The world is my family

Be willful, errant and disruptive – be free of your own self


We travel to discover who and where we belong to. Photo: Natasha Badhwar.
We travel to discover who and where we belong to. Photo: Natasha Badhwar.

I love going away and I love coming back home. I love leaving home because vasudhaiva kutumbakam—the world is my family. Unless I set myself adrift, how will I discover the people I am related to? How will I know who I am till I discover who and where I belong to. Besides, I love sitting on sidewalks and somehow that happens a lot when I travel. I walk a lot, I don’t have a car, I get tired and sit on the sidewalk, preferably near a street-food vendor. I rest, I eat and I belong.

Talking about looking for people I am related to, I must confess that I avoid my own relatives. I divide the time allocated for real relatives like this: 99% for my husband’s relatives and 1% for my own. I spend more time with my husband’s relatives because they don’t know me, they have low expectations from me and I love to surprise them every once in a while. Sometimes I relax and just meet their expectations.

I love my own relatives very much too. They are very well-behaved on Facebook. Sometimes we behave well when we meet also.

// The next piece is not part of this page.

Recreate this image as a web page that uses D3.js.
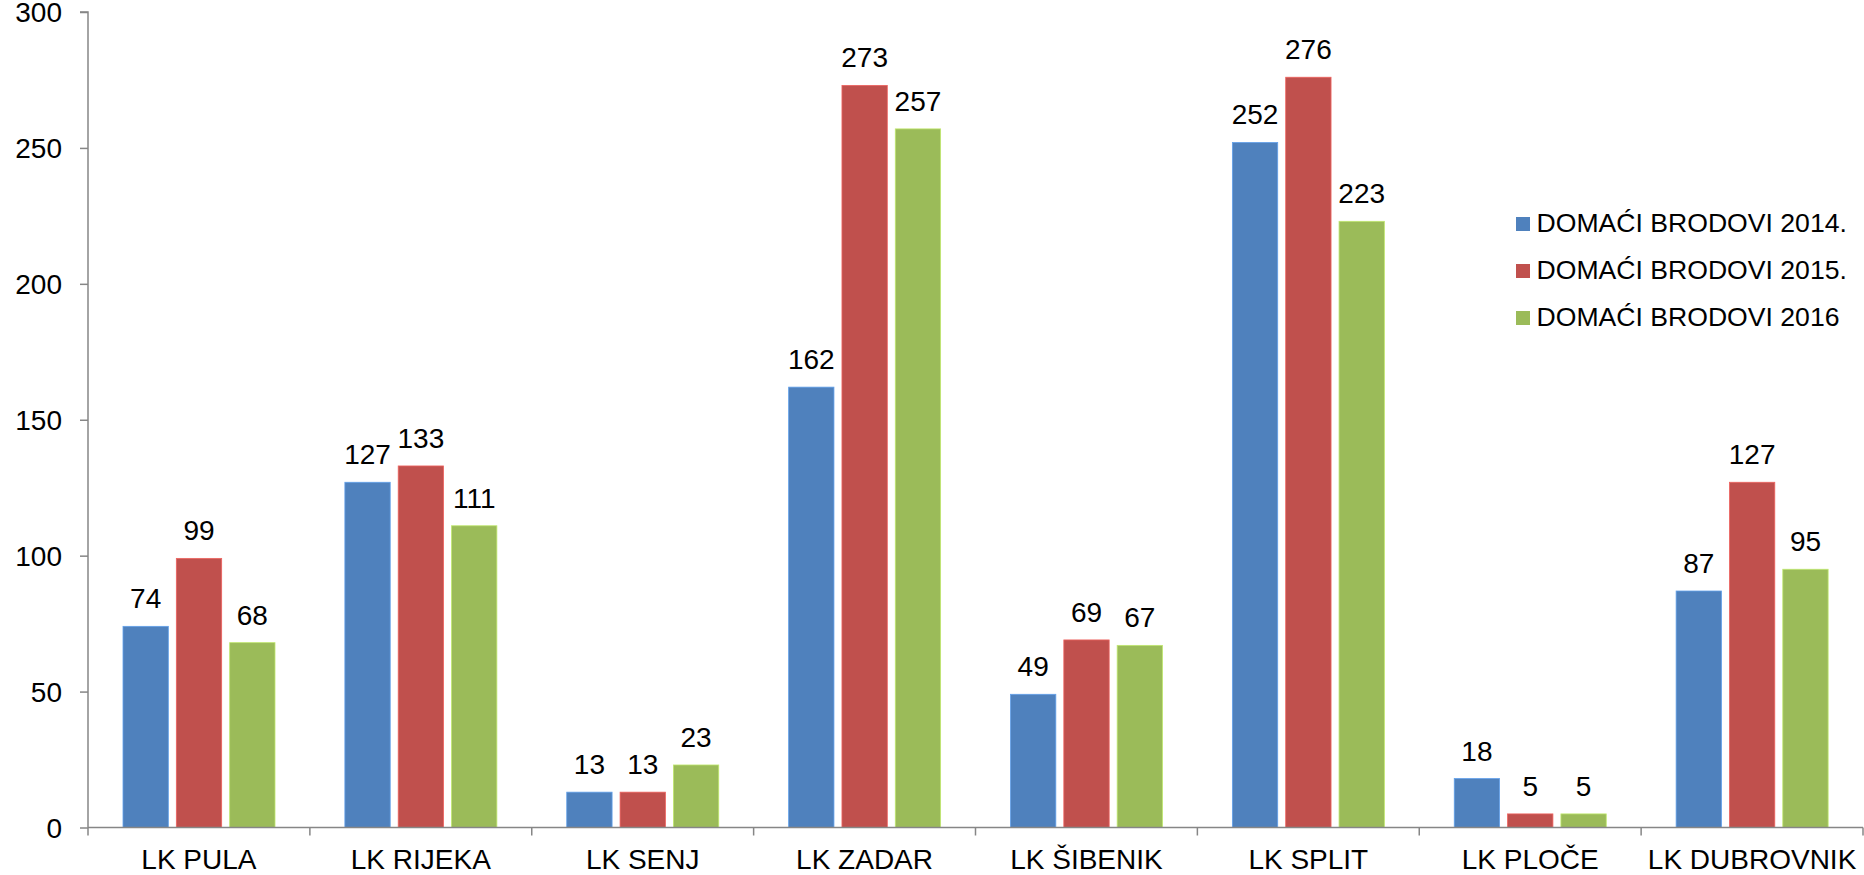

Wait, I was talking about travelling, not relatives. It is related, we travel to get away from relatives and create new ones. We also travel to relate to ourselves.

Last year, when I was packing to go on a shoot to Chhattisgarh, I found myself pumping my fist in the air in between looking at my list to make sure I wasn’t forgetting anything. I was also organizing our children’s school uniforms for the next day or two.

“Yes!” I was going away. “Yay!”

I mentioned it to my colleague at the airport the next morning. I described how physically happy I had been.

“Oh, that’s sad,” he said. “You don’t like being with your children?” Perhaps he also felt sorry for my husband, my house plants and the street dogs I feed leftover dinner to every other night.

“Oh no, no, I just love to leave home,” I said, dreamily, as we moved small steps in the early morning queue that snaked towards the security-check barrier. I remember I was wearing a cotton sari with a printed blouse. I love leaving home so much that sometimes I wake up at 4.30am to bathe and wear a sari to celebrate the occasion.

“Your mother has wings,” I said to my children when I was leaving them in their grandparents’ home this summer to travel to Bundelkhand for a workshop. “She flies so that you can also fly one day.” All three of my daughters were hugging me at the time. I often say corny things to my children. I am corny.

I also love coming back home. I keep a special outfit for my return home too. I love being welcomed back. Maybe it’s that phase when our children are just the right age. Happy to see me go and just as happy to see me return.

My husband was seeing me off at the Varanasi railway station for that trip to Karwi in Bundelkhand. We had reached early and were sitting on my berth in the train and talking. He had bought me fresh jamun sprinkled with rock salt from a vendor at the station. Soon we were joined by an elderly woman who was being seen off by some men in her family. They made sure she was comfortable and then began to leave. All of them touched her feet deferentially and very seriously before leaving.

Soon it was time for my husband to leave. Without dropping a clue, he bent down and touched my feet too. Then we shook hands, trying not to grin too hard. Then I said to him, “You can smooch me now to complete the rituals.” He laughed his embarrassed laugh when he tries to keep his mouth closed but his teeth shine through his lips and flash at everyone.

Then he left. Then he came back.

“Why should I leave early when the train is not leaving yet?”

He sat down. Next time he began to leave, I said I must return the favour and bent and touched his feet. Then I got off the train and stood on the platform with him. Now we were outside the window of the woman who was going to be my travelling companion. We shook hands outside her window again. Then I returned to my seat and began to eat jamun again.

When my phone rang, my companion was more than mildly curious about who the hell I was and where I was coming from. I spoke to my sister-in-law in Urdu. Then I spoke to the journalists who were going to receive me in Karwi and gave them a list of camera equipment to bring along. Then I spoke gibberish to my children in the third call. My companion on the opposite berth must have slept well that night.

This week, I just wanted to talk to the traveller in you. The maverick child and the errant adult who hasn’t run free for a while. Be by yourself, meet strangers, fall in love with life for a bit. Be wilful, be strange, do things that aren’t expected of you. Be unpredictable and a little disruptive. Even corny, if you like, just like the tear-jerking movies and books you love to hate so much.